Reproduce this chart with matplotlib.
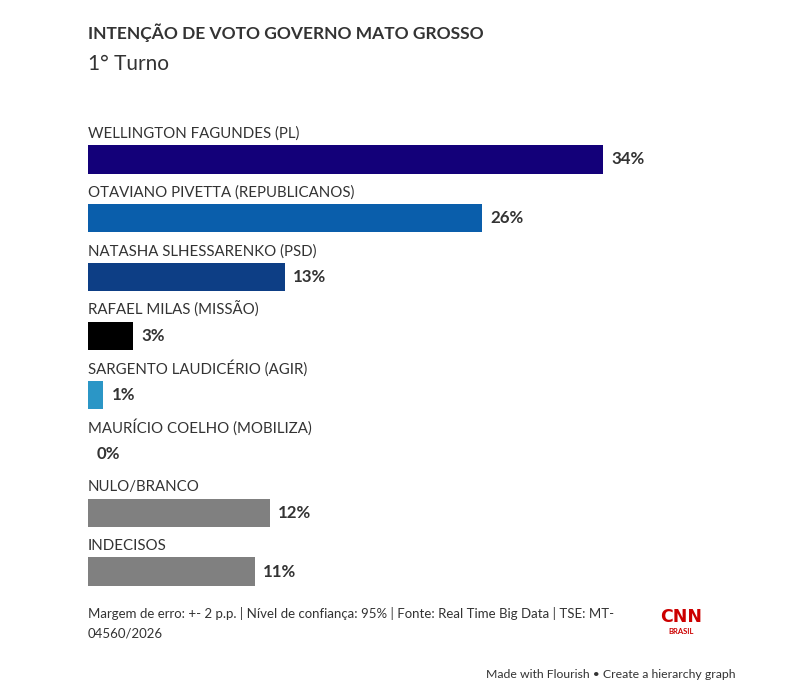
import matplotlib
matplotlib.use("Agg")
import matplotlib.pyplot as plt

categories = ["WELLINGTON FAGUNDES (PL)", "OTAVIANO PIVETTA (REPUBLICANOS)",
              "NATASHA SLHESSARENKO (PSD)", "RAFAEL MILAS (MISSÃO)",
              "SARGENTO LAUDICÉRIO (AGIR)", "MAURÍCIO COELHO (MOBILIZA)",
              "NULO/BRANCO", "INDECISOS"]
values = [34, 26, 13, 3, 1, 0, 12, 11]
value_labels = ["34%", "26%", "13%", "3%", "1%", "0%", "12%", "11%"]
colors = ["#130079", "#0a5eab", "#0d3e85", "#000000", "#2b96c6", "#2b96c6",
          "#808080", "#808080"]

FONT = "Lato"
W, H = 800, 695
fig = plt.figure(figsize=(W / 100, H / 100), dpi=100)
fig.patch.set_facecolor("white")

def fx(px):
    return px / W

def fy(py):
    return 1 - py / H

ax = fig.add_axes([fx(88), fy(586), fx(603) - fx(88), fy(145) - fy(586)])
ax.set_xlim(0, 34)
bh = 0.484
ax.set_ylim(len(values) - 1 + bh / 2, -bh / 2)
ax.axis("off")

ypos = list(range(len(values)))
ax.barh(ypos, values, height=bh, color=colors, edgecolor="none")

for i, (cat, v, lab) in enumerate(zip(categories, values, value_labels)):
    ax.text(0, i - bh / 2 - 0.07, cat, ha="left", va="bottom", fontsize=10.8,
            family=FONT, color="#333333", clip_on=False)
    ax.annotate(lab, xy=(v, i), xytext=(6, 0), textcoords="offset points",
                ha="left", va="center", fontsize=12.2, fontweight="bold",
                family=FONT, color="#333333", annotation_clip=False)

fig.text(fx(88), fy(33), "INTENÇÃO DE VOTO GOVERNO MATO GROSSO", ha="left", va="center",
         fontsize=12.5, fontweight="bold", family=FONT, color="#333333")
fig.text(fx(88), fy(64), "1° Turno", ha="left", va="center",
         fontsize=15, family=FONT, color="#333333")

fig.text(fx(88), fy(614), "Margem de erro: +- 2 p.p. | Nível de confiança: 95% | Fonte: Real Time Big Data | TSE: MT-",
         ha="left", va="center", fontsize=9.5, family=FONT, color="#333333")
fig.text(fx(88), fy(633), "04560/2026", ha="left", va="center",
         fontsize=9.5, family=FONT, color="#333333")

fig.text(fx(681), fy(617), "CNN", ha="center", va="center", fontsize=12.5,
         fontweight="bold", family="Liberation Sans Narrow", color="#cc0000")
fig.text(fx(681), fy(631), "BRASIL", ha="center", va="center", fontsize=5.5,
         fontweight="bold", family=FONT, color="#cc0000")

fig.text(fx(736), fy(675), "Made with Flourish • Create a hierarchy graph", ha="right", va="center",
         fontsize=8.8, family=FONT, color="#333333")

fig.savefig("out.png", dpi=100, facecolor="white")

**********

Report every line containing the word "with" from the listing above.

Task output:
Reproduce this chart with matplotlib.
fig.text(fx(736), fy(675), "Made with Flourish • Create a hierarchy graph", ha="right", va="center",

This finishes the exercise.